◆ **Data supplied**
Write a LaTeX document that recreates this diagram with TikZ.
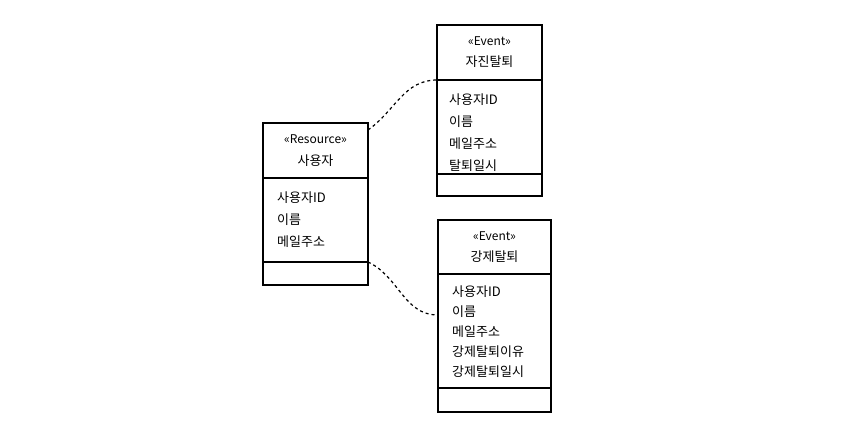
\documentclass[tikz,border=0pt]{standalone}
\usepackage{fontspec}
\setmainfont{Noto Sans CJK KR}
\usetikzlibrary{positioning}
\tikzset{%
  % Specifications for style of class boxes:
        classbase/.style = {rectangle, draw=black, line width=1.6pt,
                            inner sep=0pt, outer sep=0pt},
        classhead/.style = {classbase, align=center,
                            font=\fontsize{13}{22}\selectfont},
         attrline/.style = {anchor=base west, inner sep=0pt,
                            font=\fontsize{13}{15}\selectfont},
        eventlink/.style = {line width=1.2pt, dash pattern=on 3pt off 3pt},
}
\newcommand{\stereo}[1]{{\fontsize{12}{14}\selectfont «#1»}}

\begin{document}
\begin{tikzpicture}[x=1pt, y=1pt, node distance=0pt]
  \useasboundingbox (0,0) rectangle (867,434);
  % Specification of nodes (position, etc.)
  % Resource: 사용자
  \node (userHead) [classhead, anchor=north west, minimum width=105pt,
        minimum height=55pt] at (263,311) {\stereo{Resource}\\사용자};
  \node (userAttr) [classbase, below=of userHead, minimum width=105pt,
        minimum height=84pt] {};
  \node (userOps)  [classbase, below=of userAttr, minimum width=105pt,
        minimum height=23pt] {};
  \foreach \attr [count=\i from 0] in {사용자ID, 이름, 메일주소}
    \node (userAttr\i) [attrline]
      at ([xshift=14pt, yshift={-25pt-22pt*\i}]userAttr.north west) {\attr};
  % Event: 자진탈퇴
  \node (quitHead) [classhead, anchor=north west, minimum width=105pt,
        minimum height=55pt, font=\fontsize{13}{21}\selectfont]
        at (437,409) {\stereo{Event}\\자진탈퇴};
  \node (quitAttr) [classbase, below=of quitHead, minimum width=105pt,
        minimum height=94pt] {};
  \node (quitOps)  [classbase, below=of quitAttr, minimum width=105pt,
        minimum height=22pt] {};
  \foreach \attr [count=\i from 0] in {사용자ID, 이름, 메일주소, 탈퇴일시}
    \node (quitAttr\i) [attrline]
      at ([xshift=12pt, yshift={-25pt-22pt*\i}]quitAttr.north west) {\attr};
  % Event: 강제탈퇴
  \node (banHead) [classhead, anchor=north west, minimum width=113pt,
        minimum height=54pt, font=\fontsize{13}{21}\selectfont]
        at (438,214) {\stereo{Event}\\강제탈퇴};
  \node (banAttr) [classbase, below=of banHead, minimum width=113pt,
        minimum height=114pt] {};
  \node (banOps)  [classbase, below=of banAttr, minimum width=113pt,
        minimum height=24pt] {};
  \foreach \attr [count=\i from 0] in {사용자ID, 이름, 메일주소, 강제탈퇴이유, 강제탈퇴일시}
    \node (banAttr\i) [attrline]
      at ([xshift=14pt, yshift={-22pt-20.2pt*\i}]banAttr.north west) {\attr};
  % Specification of dashed links between the boxes
  \draw[eventlink] ([yshift=-7pt]userHead.north east)
        to[out=35, in=180] (quitHead.south west);
  \draw[eventlink] (userAttr.south east)
        to[out=-25, in=180] ([yshift=16pt]banAttr.west);
\end{tikzpicture}
\end{document}
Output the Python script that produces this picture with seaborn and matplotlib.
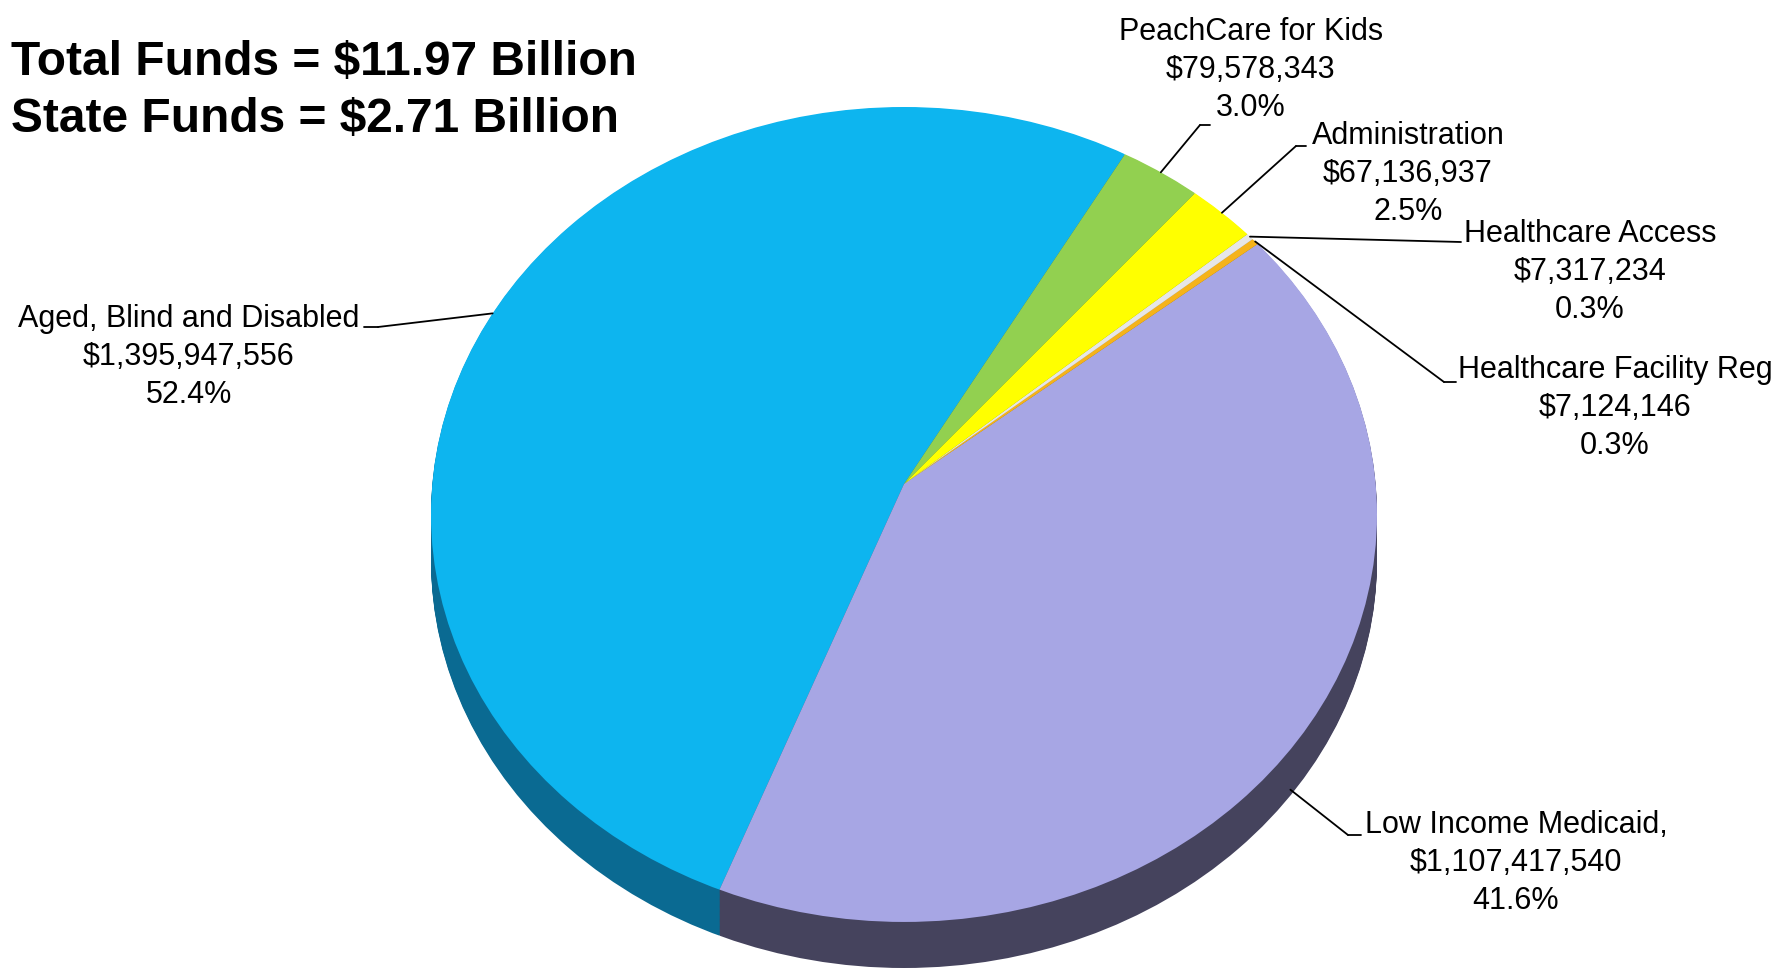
import numpy as np
import pandas as pd
import seaborn as sns
import matplotlib
matplotlib.use("Agg")
import matplotlib.pyplot as plt
from matplotlib.lines import Line2D
from matplotlib.patches import Ellipse

# ---------------- data ----------------
categories = ["Aged, Blind and Disabled", "Low Income Medicaid,", "Healthcare Facility Reg",
              "Healthcare Access", "Administration", "PeachCare for Kids"]
amounts = [1395947556, 1107417540, 7124146, 7317234, 67136937, 79578343]
title_lines = ["Total Funds = $11.97 Billion", "State Funds = $2.71 Billion"]

top_colors = ["#0DB5EF", "#A7A6E4", "#F5B31A", "#E6E6E6", "#FFFF00", "#92D050"]
side_colors = ["#0A6A92", "#45435D", "#9A7010", "#999999", "#A0A000", "#5A8A30"]

df = pd.DataFrame({"category": categories, "amount": amounts})
total = df["amount"].sum()
df["pct"] = df["amount"] / total * 100

# ---------------- layout ----------------
W, H = 1787, 973
sns.set_theme(style="white")
plt.rcParams["font.family"] = ["Liberation Sans", "DejaVu Sans"]
plt.rcParams["text.color"] = "black"

fig = plt.figure(figsize=(W / 100, H / 100), dpi=100)
fig.patch.set_facecolor("white")

def fpx(x, y):
    return (x / W, 1 - y / H)

depth = 0.113     # thickness of the disc (axes units)
apex = 0.075      # perspective: apex of the wedges sits above the disc centre
left_px, right_px, top_px, bot_px = 431, 1377, 107, 968
ax = fig.add_axes([left_px / W, 1 - bot_px / H, (right_px - left_px) / W, (bot_px - top_px) / H])
start = 60

def draw_layer(dy, colors):
    ws, _ = ax.pie(df["amount"], colors=colors, startangle=start, counterclock=True,
                   radius=1.4, center=(0, apex - dy),
                   wedgeprops=dict(linewidth=0, antialiased=True))
    clip = Ellipse((0, -dy), 2, 2, transform=ax.transData)
    for w in ws:
        w.set_clip_on(True)
        w.set_clip_path(clip)
    return ws

for d in np.linspace(depth, 0.002, 40):
    draw_layer(d, side_colors)
wedges = draw_layer(0.0, top_colors)

ax.set_aspect("auto")
ax.set_xlim(-1, 1)
ax.set_ylim(-1 - depth, 1)
ax.axis("off")

# label layout: text centre (px), anchor fraction within wedge, anchor radius, elbow, end (px)
layout = {
    "Aged, Blind and Disabled": dict(c=(189, 357), frac=0.5, r=1.0, elbow=(378, 327), end=(364, 327)),
    "Low Income Medicaid,": dict(c=(1516, 863), frac=0.46, r=1.06, elbow=(1348, 835), end=(1361, 835)),
    "Healthcare Facility Reg": dict(c=(1615, 408), frac=0.5, r=1.0, elbow=(1444, 382), end=(1456, 382)),
    "Healthcare Access": dict(c=(1590, 272), frac=0.5, r=1.0, elbow=(1461, 242), end=(1461, 242)),
    "Administration": dict(c=(1408, 174), frac=0.5, r=1.0, elbow=(1296, 146), end=(1306, 146)),
    "PeachCare for Kids": dict(c=(1251, 70), frac=0.5, r=1.0, elbow=(1200, 125), end=(1210, 125)),
}

for w, (_, row) in zip(wedges, df.iterrows()):
    L = layout[row["category"]]
    ang = np.deg2rad(w.theta1 + L["frac"] * (w.theta2 - w.theta1))
    c, s = np.cos(ang), np.sin(ang)
    t = -apex * s + np.sqrt((apex * s) ** 2 - apex ** 2 + L["r"] ** 2)
    rx, ry = t * c, apex + t * s
    txt = f"{row['category']}\n${row['amount']:,}\n{row['pct']:.1f}%"
    fig.text(*fpx(*L["c"]), txt, ha="center", va="center", fontsize=22,
             linespacing=1.36, color="black")
    ax.annotate("", xy=(rx, ry), xycoords="data", xytext=fpx(*L["elbow"]),
                textcoords="figure fraction", annotation_clip=False,
                arrowprops=dict(arrowstyle="-", color="black", lw=1.3, shrinkA=0, shrinkB=0))
    if L["elbow"] != L["end"]:
        (x0, y0), (x1, y1) = fpx(*L["elbow"]), fpx(*L["end"])
        fig.add_artist(Line2D([x0, x1], [y0, y1], transform=fig.transFigure, color="black", lw=1.3))

# title lines
fig.text(*fpx(11, 75), title_lines[0], ha="left", va="baseline", fontsize=34.5,
         fontweight="bold", color="black")
fig.text(*fpx(11, 132), title_lines[1], ha="left", va="baseline", fontsize=34.5,
         fontweight="bold", color="black")

fig.savefig("out.png", dpi=100, facecolor="white")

◆ **Description of the task**
Omit the pictures. Extract exactly the lines that begin with the one holding "Output the Python" and end with the one holding "from matplotlib.patches import Ellipse", inclusive.

◆ **Final answer**
Output the Python script that produces this picture with seaborn and matplotlib.
import numpy as np
import pandas as pd
import seaborn as sns
import matplotlib
matplotlib.use("Agg")
import matplotlib.pyplot as plt
from matplotlib.lines import Line2D
from matplotlib.patches import Ellipse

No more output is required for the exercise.